• _DIRECTION_
Without the pictures, output the lines of the material from the very first through the one that holds "(326,222) rectangle (790,419);".
## begin SOURCE DATA
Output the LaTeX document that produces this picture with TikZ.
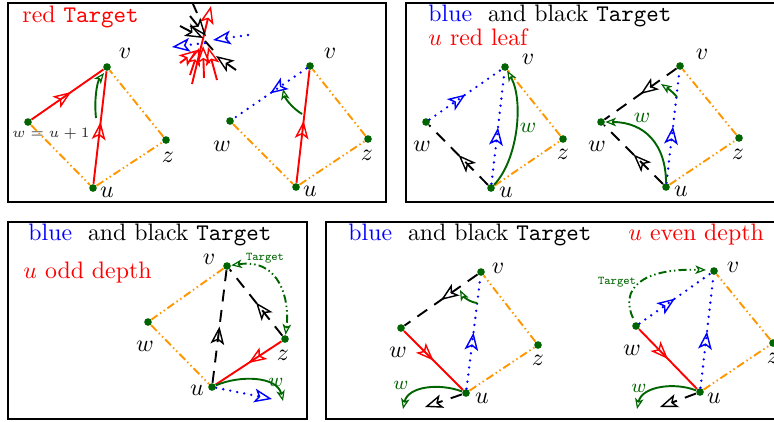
\documentclass[tikz,border=0pt]{standalone}
\usetikzlibrary{arrows.meta,decorations.markings}
\definecolor{vg}{RGB}{0,100,0}
\definecolor{org}{RGB}{255,150,0}
\begin{document}
\begin{tikzpicture}[x=0.42pt,y=-0.42pt,
 dot/.style={circle,fill=vg,inner sep=0pt,minimum size=3.2pt},
 lbl/.style={inner sep=0pt},
 oe/.style={org,thick,dash pattern=on 3.4pt off 1.3pt on 0.6pt off 1.3pt on 0.6pt off 1.3pt},
 re/.style={red,thick},
 be/.style={blue,line width=1.1pt,line cap=round,dash pattern=on 0pt off 3pt},
 ke/.style={black,thick,dash pattern=on 5pt off 3.6pt},
 ge/.style={vg,thick},
 gd/.style={vg,thick,dash pattern=on 3.4pt off 1.3pt on 0.6pt off 1.3pt on 0.6pt off 1.3pt},
 marr/.style={postaction={decorate},decoration={markings,mark=at position #1 with {\arrow{Stealth[open,length=7.5pt,width=5.8pt,inset=1.8pt,line width=0.6pt]}}}},
 marr/.default=0.55,
 otip/.style={-{Stealth[open,length=7.5pt,width=5.8pt,inset=1.8pt,line width=0.6pt]}},
 gtip/.style={-{Stealth[open,length=4.5pt,width=3.6pt,inset=1.2pt,line width=0.5pt]}},
 bord/.style={line width=1pt,black},
]
\useasboundingbox (0,0) rectangle (774,421);
\clip (0,0) rectangle (774,421);
% frames
\draw[bord] (8,3) rectangle (386,202);
\draw[bord] (406,3) rectangle (790,202);
\draw[bord] (8,222) rectangle (307,419);
\draw[bord] (326,222) rectangle (790,419);

% titles
\node[lbl,anchor=west,red] (t1) at (22,17) {red \texttt{Target}};
\node[lbl,anchor=west] (t2) at (428,16) {{\color{blue}blue}\ \ and black \texttt{Target}};
\node[lbl,anchor=west,red] (t2b) at (428,37) {$u$ red leaf};
\node[lbl,anchor=west] (t3) at (28,235) {{\color{blue}blue}\ \ and black \texttt{Target}};
\node[lbl,anchor=west,red] (t3b) at (23,273) {$u$ odd depth};
\node[lbl,anchor=west] (t4) at (348,235) {{\color{blue}blue}\ \ and black \texttt{Target}};
\node[lbl,anchor=west,red] (t4b) at (628,235) {$u$ even depth};

% ===== panel 1 left
\node[dot] (av) at (107,67) {};
\node[dot] (aw) at (28,122) {};
\node[dot] (az) at (166,140) {};
\node[dot] (au) at (93,188) {};
\node[lbl] at (125,53) {$v$};
\node[lbl,black!85] at (51,134) {\fontsize{6.2}{7}\selectfont $w=u+1$};
\node[lbl] at (168,157) {$z$};
\node[lbl] at (107,192) {$u$};
\draw[oe] (aw) -- (au);
\draw[oe] (au) -- (az);
\draw[oe] (az) -- (av);
\draw[re,marr] (aw) -- (av);
\draw[re,marr] (au) -- (av);
\coordinate (ag1) at (96,118);
\coordinate (ag2) at (104,73);
\draw[ge,gtip] (ag1) .. controls (94,100) and (97,82) .. (ag2);

% ===== panel 1 right
\node[dot] (bv) at (310,66) {};
\node[dot] (bw) at (230,121) {};
\node[dot] (bz) at (368,139) {};
\node[dot] (bu) at (296,187) {};
\node[lbl] at (330,53) {$v$};
\node[lbl] at (222,146) {$w$};
\node[lbl] at (367,155) {$z$};
\node[lbl] at (310,191) {$u$};
\draw[oe] (bw) -- (bu);
\draw[oe] (bu) -- (bz);
\draw[oe] (bz) -- (bv);
\draw[be,marr=0.5] (bv) -- (bw);
\draw[re,marr] (bu) -- (bv);
\coordinate (bg1) at (302,114);
\coordinate (bg2) at (283,89);
\draw[ge,gtip] (bg1) .. controls (292,108) and (285,98) .. (bg2);

% ===== cluster
\draw[re,otip] (192,84) -- (211,6);
\draw[re,otip] (217,80) -- (208,47);
\draw[re,otip] (204,78) -- (203,46);
\draw[re,otip] (180,63) -- (197,50);
\draw[re,otip] (190,75) -- (199,48);
\draw[thick,otip] (180,26) -- (203,38);
\draw[thick,otip] (190,16) -- (206,36);
\draw[thick] (193,4) -- (197,13);
\draw[thick] (205,41) -- (213,50);
\draw[thick,otip] (236,70) -- (216,56);
\draw[be,otip] (248,35) -- (213,40);
\draw[be,otip] (205,43) -- (172,47);

% ===== panel 2 left
\node[dot] (cv) at (505,67) {};
\node[dot] (cw) at (426,122) {};
\node[dot] (cz) at (563,139) {};
\node[dot] (cu) at (491,188) {};
\node[lbl] at (528,59) {$v$};
\node[lbl] at (422,146) {$w$};
\node[lbl] at (563,154) {$z$};
\node[lbl] at (506,192) {$u$};
\draw[oe] (cu) -- (cz);
\draw[oe] (cz) -- (cv);
\draw[be,marr=0.5] (cw) -- (cv);
\draw[be,marr=0.5] (cu) -- (cv);
\draw[ke,marr=0.5] (cu) -- (cw);
\draw[ge,gtip] (cu) .. controls (518,160) and (524,100) .. (cv);
\node[lbl,vg] at (528,128) {\small $w$};

% ===== panel 2 right
\node[dot] (dv) at (680,66) {};
\node[dot] (dw) at (601,122) {};
\node[dot] (dz) at (739,138) {};
\node[dot] (du) at (666,187) {};
\node[lbl] at (702,54) {$v$};
\node[lbl] at (597,146) {$w$};
\node[lbl] at (738,154) {$z$};
\node[lbl] at (681,191) {$u$};
\draw[oe] (du) -- (dz);
\draw[oe] (dz) -- (dv);
\draw[ke,marr=0.5] (dv) -- (dw);
\draw[be,marr=0.5] (du) -- (dv);
\draw[ke,marr=0.5] (du) -- (dw);
\draw[ge,gtip] (du) .. controls (666,145) and (645,122) .. (dw);
\node[lbl,vg] at (642,118) {\small $w$};
\coordinate (dg1) at (677,97);
\coordinate (dg2) at (661,84);
\draw[ge,gtip] (dg1) .. controls (672,91) and (667,88) .. (dg2);

% ===== panel 3
\node[dot] (ev) at (227,266) {};
\node[dot] (ew) at (148,322) {};
\node[dot] (ez) at (285,339) {};
\node[dot] (eu) at (212,387) {};
\node[lbl] at (209,259) {$v$};
\node[lbl] at (145,346) {$w$};
\node[lbl] at (283,355) {$z$};
\node[lbl] at (197,390) {$u$};
\draw[oe] (ev) -- (ew);
\draw[oe] (ew) -- (eu);
\draw[ke,marr=0.5] (eu) -- (ev);
\draw[ke,marr=0.5] (ez) -- (ev);
\draw[re,marr=0.5] (ez) -- (eu);
\draw[gd,{Stealth[open,length=4.5pt,width=3.6pt,inset=1.2pt,line width=0.5pt]}-{Stealth[open,length=4.5pt,width=3.6pt,inset=1.2pt,line width=0.5pt]}] (ev) .. controls (280,258) and (290,300) .. (ez);
\node[lbl,vg] at (265,258) {\tiny\texttt{Target}};
\coordinate (ee1) at (283,401);
\draw[ge,gtip] (eu) .. controls (240,375) and (277,376) .. (ee1);
\node[lbl,vg] at (276,382) {\footnotesize $w$};
\coordinate (ee2) at (272,399);
\draw[be,otip] (eu) -- (ee2);

% ===== panel 4 left
\node[dot] (fv) at (481,272) {};
\node[dot] (fw) at (401,328) {};
\node[dot] (fz) at (538,345) {};
\node[dot] (fu) at (466,393) {};
\node[lbl] at (498,268) {$v$};
\node[lbl] at (398,352) {$w$};
\node[lbl] at (538,360) {$z$};
\node[lbl] at (482,398) {$u$};
\draw[oe] (fu) -- (fz);
\draw[oe] (fz) -- (fv);
\draw[ke,marr=0.5] (fv) -- (fw);
\draw[be,marr=0.5] (fu) -- (fv);
\draw[re,marr=0.5] (fw) -- (fu);
\coordinate (fg1) at (477,303);
\coordinate (fg2) at (460,290);
\draw[ge,gtip] (fg1) .. controls (469,302) and (463,296) .. (fg2);
\coordinate (fe1) at (403,409);
\draw[ge,gtip] (fu) .. controls (440,383) and (408,386) .. (fe1);
\node[lbl,vg] at (401,385) {\footnotesize $w$};
\coordinate (fe2) at (425,407);
\draw[ke,otip] (fu) -- (fe2);

% ===== panel 4 right
\node[dot] (gv) at (714,271) {};
\node[dot] (gw) at (636,326) {};
\node[dot] (gz) at (773,343) {};
\node[dot] (gu) at (700,392) {};
\node[lbl] at (733,267) {$v$};
\node[lbl] at (632,350) {$w$};
\node[lbl] at (773,358) {$z$};
\node[lbl] at (714,398) {$u$};
\draw[oe] (gu) -- (gz);
\draw[oe] (gz) -- (gv);
\draw[be,marr=0.5] (gw) -- (gv);
\draw[be,marr=0.5] (gu) -- (gv);
\draw[re,marr=0.5] (gw) -- (gu);
\coordinate (gt1) at (633,318);
\coordinate (gt2) at (706,270);
\draw[gd,gtip] (gt1) .. controls (620,290) and (640,268) .. (gt2);
\node[lbl,vg] at (617,282) {\tiny\texttt{Target}};
\coordinate (ge1) at (637,409);
\draw[ge,gtip] (gu) .. controls (675,382) and (642,386) .. (ge1);
\node[lbl,vg] at (639,388) {\footnotesize $w$};
\coordinate (ge2) at (660,407);
\draw[ke,otip] (gu) -- (ge2);
\end{tikzpicture}
\end{document}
## end SOURCE DATA
• _TASK RESULT_
Output the LaTeX document that produces this picture with TikZ.
\documentclass[tikz,border=0pt]{standalone}
\usetikzlibrary{arrows.meta,decorations.markings}
\definecolor{vg}{RGB}{0,100,0}
\definecolor{org}{RGB}{255,150,0}
\begin{document}
\begin{tikzpicture}[x=0.42pt,y=-0.42pt,
 dot/.style={circle,fill=vg,inner sep=0pt,minimum size=3.2pt},
 lbl/.style={inner sep=0pt},
 oe/.style={org,thick,dash pattern=on 3.4pt off 1.3pt on 0.6pt off 1.3pt on 0.6pt off 1.3pt},
 re/.style={red,thick},
 be/.style={blue,line width=1.1pt,line cap=round,dash pattern=on 0pt off 3pt},
 ke/.style={black,thick,dash pattern=on 5pt off 3.6pt},
 ge/.style={vg,thick},
 gd/.style={vg,thick,dash pattern=on 3.4pt off 1.3pt on 0.6pt off 1.3pt on 0.6pt off 1.3pt},
 marr/.style={postaction={decorate},decoration={markings,mark=at position #1 with {\arrow{Stealth[open,length=7.5pt,width=5.8pt,inset=1.8pt,line width=0.6pt]}}}},
 marr/.default=0.55,
 otip/.style={-{Stealth[open,length=7.5pt,width=5.8pt,inset=1.8pt,line width=0.6pt]}},
 gtip/.style={-{Stealth[open,length=4.5pt,width=3.6pt,inset=1.2pt,line width=0.5pt]}},
 bord/.style={line width=1pt,black},
]
\useasboundingbox (0,0) rectangle (774,421);
\clip (0,0) rectangle (774,421);
% frames
\draw[bord] (8,3) rectangle (386,202);
\draw[bord] (406,3) rectangle (790,202);
\draw[bord] (8,222) rectangle (307,419);
\draw[bord] (326,222) rectangle (790,419);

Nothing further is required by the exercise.